Mr James Halliday, a wine critic has attributed much of this to a growing middle class in China, that is prepared to pay for top shelf wines.

"It's all being pulled by enormous demand from China," he told ABC News Breakfast.

The United States is also a key export market for Australian wines, accounting for more than $440 million in exports in the last year, but Mr Halliday said we weren't seeing the same level of growth.

"In the 12 months to June 30, Australian wine exports to China increased in value by 50 per cent [to $419 million]. Over the same period of time the US increased by 9 per cent," he said.

The strong domestic wine sector in the US made it harder to become a fixture in the market — something that wasn't yet an issue in China, he said.

"China is starting to make some good-quality wine right up north, with a lot of Australian and French input ... but it is still, and is likely to be, a slow-growing industry," he said.

"France has 40 per cent of the market coming in [to China]. Australia is in second place with 20 per cent of all of the wine coming in."

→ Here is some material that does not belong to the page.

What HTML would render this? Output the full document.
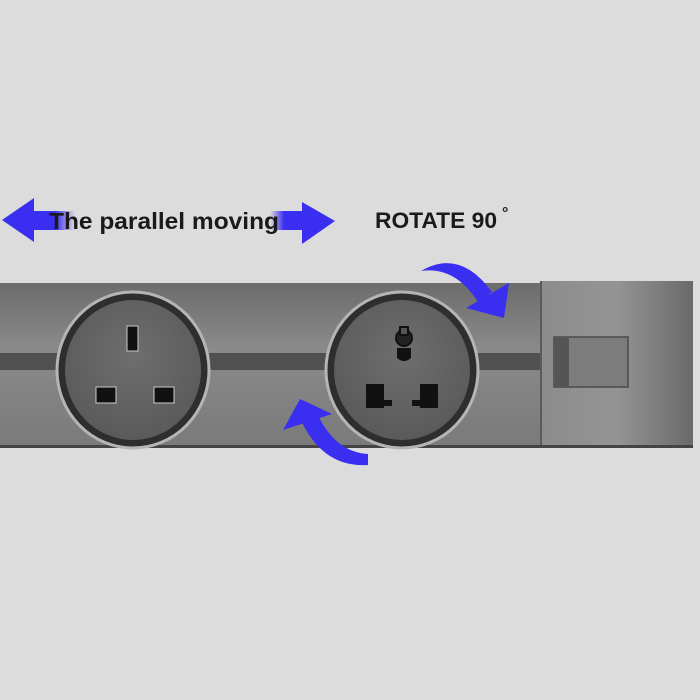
<!DOCTYPE html>
<html><head><style>body{margin:0;background:#dcdcdc}svg{display:block}</style></head><body>
<svg width="700" height="700" viewBox="0 0 700 700" xmlns="http://www.w3.org/2000/svg">
<defs>
<linearGradient id="strip" x1="0" y1="0" x2="0" y2="1">
<stop offset="0" stop-color="#6c6c6c"/><stop offset="0.4" stop-color="#8a8a8a"/><stop offset="1" stop-color="#7a7a7a"/></linearGradient>
<linearGradient id="sh" x1="0" y1="0" x2="1" y2="0">
<stop offset="0" stop-color="#8c8c8c"/><stop offset="0.5" stop-color="#949494"/><stop offset="1" stop-color="#6a6a6a"/></linearGradient>
<linearGradient id="al" x1="0" x2="1"><stop offset="0" stop-color="#3a2ff0"/><stop offset="0.6" stop-color="#3a2ff0"/><stop offset="1" stop-color="#dcdcdc"/></linearGradient>
<linearGradient id="ar" x1="0" x2="1"><stop offset="0" stop-color="#dcdcdc"/><stop offset="0.4" stop-color="#3a2ff0"/><stop offset="1" stop-color="#3a2ff0"/></linearGradient>
<radialGradient id="face" cx="0.5" cy="0.4" r="0.6"><stop offset="0" stop-color="#6e6e6e"/><stop offset="1" stop-color="#5a5a5a"/></radialGradient>
</defs>
<rect width="700" height="700" fill="#dcdcdc"/>
<rect x="0" y="283" width="542" height="164" fill="url(#strip)"/>
<rect x="540" y="281" width="153" height="166" fill="url(#sh)"/>
<rect x="540" y="281" width="2" height="166" fill="#5a5a5a"/>
<rect x="0" y="353" width="540" height="17" fill="#505050"/>
<rect x="0" y="445" width="693" height="3" fill="#444"/>
<rect x="554" y="337" width="74" height="50" fill="#7c7c7c" stroke="#4a4a4a" stroke-width="1.5"/>
<rect x="555" y="338" width="14" height="48" fill="#555"/>
<ellipse cx="133" cy="370" rx="76" ry="78" fill="#2e2e2e" stroke="#b5b5b5" stroke-width="3"/>
<ellipse cx="133" cy="370" rx="68" ry="70" fill="url(#face)"/>
<rect x="127" y="326" width="11" height="25" fill="#111" stroke="#ccc" stroke-width="1"/>
<rect x="96" y="387" width="20" height="16" fill="#111" stroke="#ccc" stroke-width="1"/>
<rect x="154" y="387" width="20" height="16" fill="#111" stroke="#ccc" stroke-width="1"/>
<ellipse cx="402" cy="370" rx="76" ry="78" fill="#2e2e2e" stroke="#b5b5b5" stroke-width="3"/>
<ellipse cx="402" cy="370" rx="68" ry="70" fill="url(#face)"/>
<circle cx="404" cy="338" r="8" fill="#222" stroke="#111" stroke-width="2"/>
<rect x="400" y="327" width="8" height="8" fill="#555" stroke="#111" stroke-width="2"/>
<path d="M397 348 h14 v10 q-7 6 -14 0 z" fill="#111"/>
<path d="M366 384 h18 v24 h-18 z M384 400 h8 v6 h-8z" fill="#111"/>
<path d="M420 384 h18 v24 h-18 z M412 400 h8 v6 h-8z" fill="#111"/>
<rect x="25" y="211" width="50" height="19" fill="url(#al)"/>
<polygon points="2,220 34,198 34,242" fill="#3a2ff0"/>
<rect x="270" y="211" width="35" height="19" fill="url(#ar)"/>
<polygon points="335,221 302,202 302,244" fill="#3a2ff0"/>
<text x="49" y="229" font-family="Liberation Sans, sans-serif" font-weight="bold" font-size="23" fill="#1a1a1a" textLength="230" lengthAdjust="spacingAndGlyphs">The parallel moving</text>
<text x="375" y="228" font-family="Liberation Sans, sans-serif" font-weight="bold" font-size="22" fill="#1a1a1a" textLength="122" lengthAdjust="spacingAndGlyphs">ROTATE 90</text>
<text x="502" y="218" font-family="Liberation Sans, sans-serif" font-weight="bold" font-size="16" fill="#1a1a1a">°</text>
<path d="M421 271 Q460 248 492 292 L478 302 Q455 266 421 271 Z" fill="#3a2ff0"/>
<polygon points="466,308 509,283 504,318" fill="#3a2ff0"/>
<path d="M368 465 Q322 468 300 418 L316 411 Q334 452 368 454 Z" fill="#3a2ff0"/>
<polygon points="283,430 300,399 332,414" fill="#3a2ff0"/>
</svg>
</body></html>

The demand saw a 6 per cent jump in the tonnes of grapes that were crushed for wine in Australia last year, taking the total to more than 1.8 million tonnes.

"There was a period of time where we were worried about wine ending up in warehouses in the middle of nowhere, pooling, and there was going to be lots and lots of tears shed," Mr Halliday said.

Wine Grape Growers Australia executive director Andrew Weeks said the work was not over yet.

"There is still much work to do, but with recent improvements in key markets and firming in wine grape prices across the nation, there is reason for cautious optimism," he said.

"It is vital that this positive trend continues and that all in the wine sector are focused on continuing to build demand in key markets."